Opinión | Mujeres

Una mujer en el trono de Pedro

Entre los muchos títulos que ostenta el Papa está el de Patriarca de Occidente, así que decir que la Iglesia católica es una institución patriarcal es, además de una simpleza, una redundancia. Francisco, siendo el último y el más progresista, también el más cercano a la gente, fue inflexible respecto a la ordenación de las mujeres, pese a estar aceptada en otras iglesias cristianas. Colocó a algunas estratégicamente en el Vaticano y les dio un acceso a un poder antes inimaginable para ellas. Reconoció muchas veces su excepcional valor, sus talentos y sus cualidades. Y hasta ahí llegó.

Para amainar los impulsos de las mujeres que pudieran llegar a sentir la tentación de reivindicar un lugar en la jerarquía clerical, la Iglesia disponía de muchos recursos. La leyenda de la papisa Juana, que siendo mentira encierra alguna que otra verdad, era aleccionadora y, pese a que no tiene veracidad ninguna, se entrelaza con hechos y personajes históricos.

Resumiendo, Juana era una niña dotada de inteligencia y curiosidad, nacida en una época, mediados del siglo IX, en la que solo a través de la Iglesia era posible acceder a una vida dedicada al estudio. La niña Juana deja de ser niña, se busca un amante, huye con él a Atenas y allí sigue creciendo en sabiduría. Ambos idean un plan para medrar en Roma, ella disfrazada de varón. Es tan sagaz y diligente que asciende hasta convertirse en «el hombre de confianza» del Papa, que, por supuesto, no sabe que es una mujer. Tras su fallecimiento, le sucede y se sienta en el trono de Pedro.
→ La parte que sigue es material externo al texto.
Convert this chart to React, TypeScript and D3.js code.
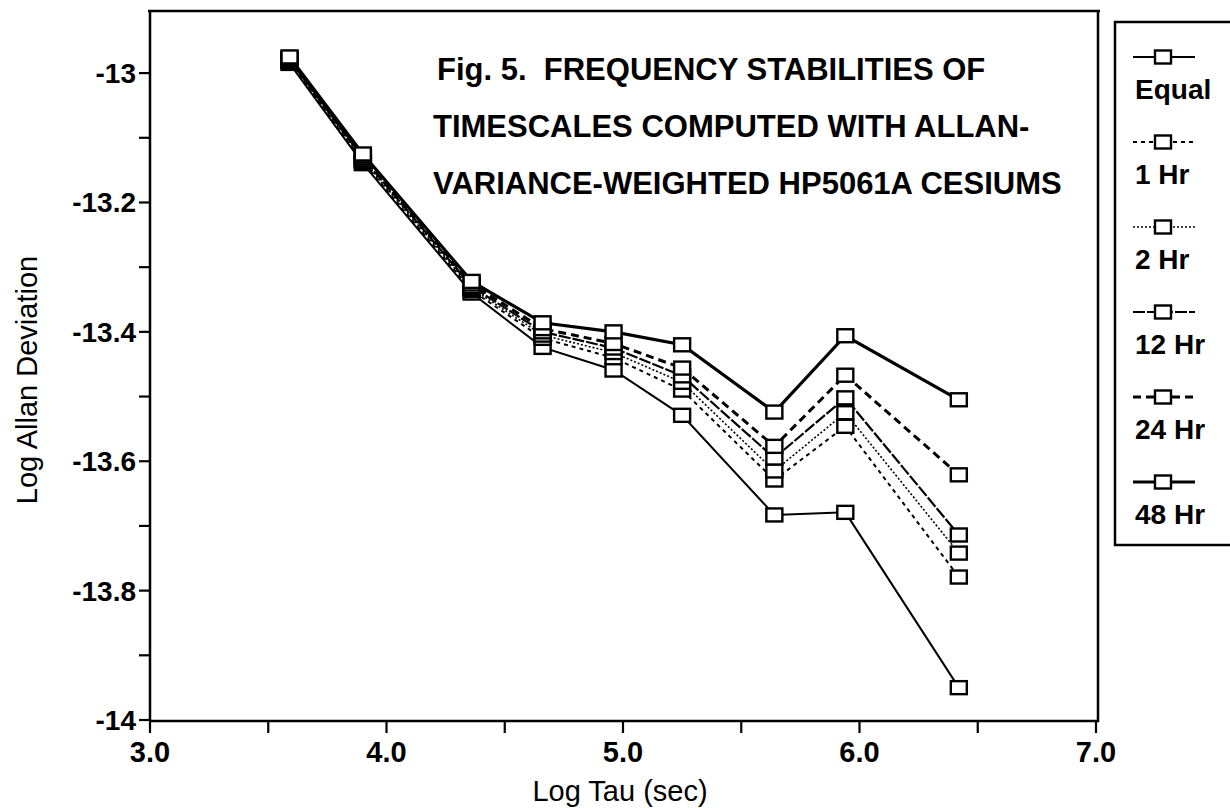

En esa sarta de mentirijillas hay algunas verdades. A saber, que a las mujeres les estuvo vedada la educación durante siglos; que hasta no hace tanto tenían que ingeniárselas para estudiar y formarse, escondiéndose y disfrazándose; que, si se les daba la oportunidad, demostraban ser tan espabiladas y eficaces como los hombres y que siempre, de una u otra manera, estaban supeditadas a ellos.

El caso de Juana acabó en la ficción como hubiera acabado de haber sido real, en escarmiento y encarnizamiento público. Se quedó embarazada, porque sus intereses intelectuales y sus anhelos espirituales no interferían en su disfrute de los placeres de la carne, y en medio de una procesión, de camino desde la basílica de San Pedro hasta San Clemente de Letrán, se puso de parto. Descubierta, fue arrastrada por las calles de Roma atada por los pies a la cola de un caballo y lapidada por la multitud. Ahí queda el aviso para las que piensen en retar a la jerarquía clerical.

Hay otra versión de la leyenda, más amable, pura novela también, en la que, en una exhibición de clemencia, Juana es perdonada por la Iglesia y, eso sí, recluida en un convento. En este final alternativo, Juana obtiene una pequeña venganza: su hijo, el hijo de la papisa, llegará a alcanzar la dignidad de obispo de Ostia.